По оценке некоторых ученых, нашу атмосферу можно представить как теплицу, в которой открытые окошки составляют лишь десять процентов общей площади «остекления». Именно через эти окошки земное тепло уходит в космос. Хорошо, а если закрыть и эти 10 процентов? Если добавить в атмосферу столько углекислого газа, что ВСЕ земное тепло будет удерживаться и перестанет рассеиваться в пространстве, — что тогда? Неужели всепланетная катастрофа? По оценке тех же ученых, и в этом случае среднемировая температура поднимется не более чем на четыре градуса. Это, конечно, очень много: растают льды, уровень Мирового океана сильно поднимется, будут затоплены гигантские площади, климат изменится катастрофически, многие страны испытают страшные природные бедствия. Тем не менее жизнь не замрет и цивилизация не кончится.

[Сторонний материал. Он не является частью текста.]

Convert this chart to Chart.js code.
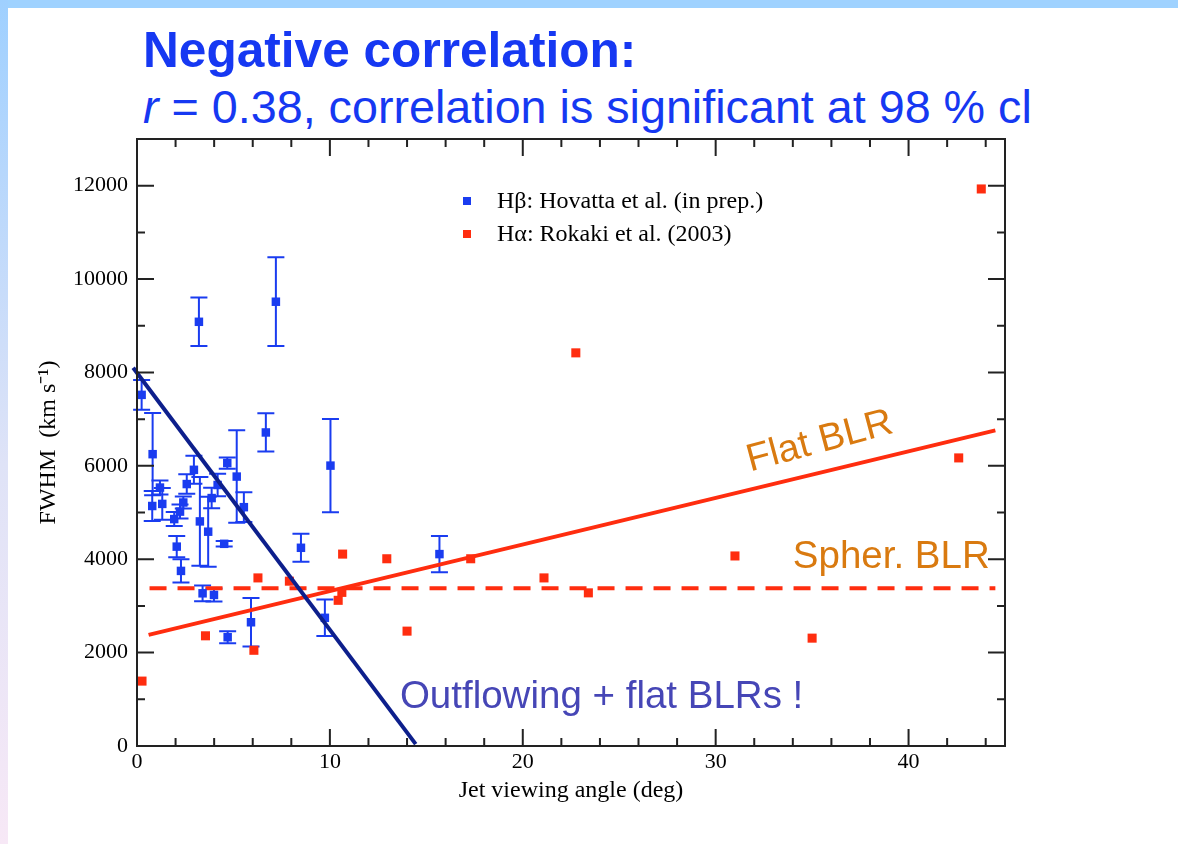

Однако эта картина — чисто теоретическая, надо ОЧЕНЬ постараться, чтобы закрыть все окошки в атмосфере. Даже если человечество поставит перед собой такую дурную задачу, на создание «стопроцентного парника» уйдет не одна сотня лет.
Регулярные наблюдения за концентрацией углекислого газа в воздушном пространстве планеты были начаты в 1958 году — в обсерватории на вершине гавайского вулкана Мауна-Лоа. Тогда концентрация составляла 315 частей на миллион, теперь она достигла примерно 360 частей на миллион. Это пока еще не очень много. И к тому же — самое главное — до сих пор не найдено реальных доказательств, что изменение содержания углекислого газа в атмосфере вызвано только развитием промышленности.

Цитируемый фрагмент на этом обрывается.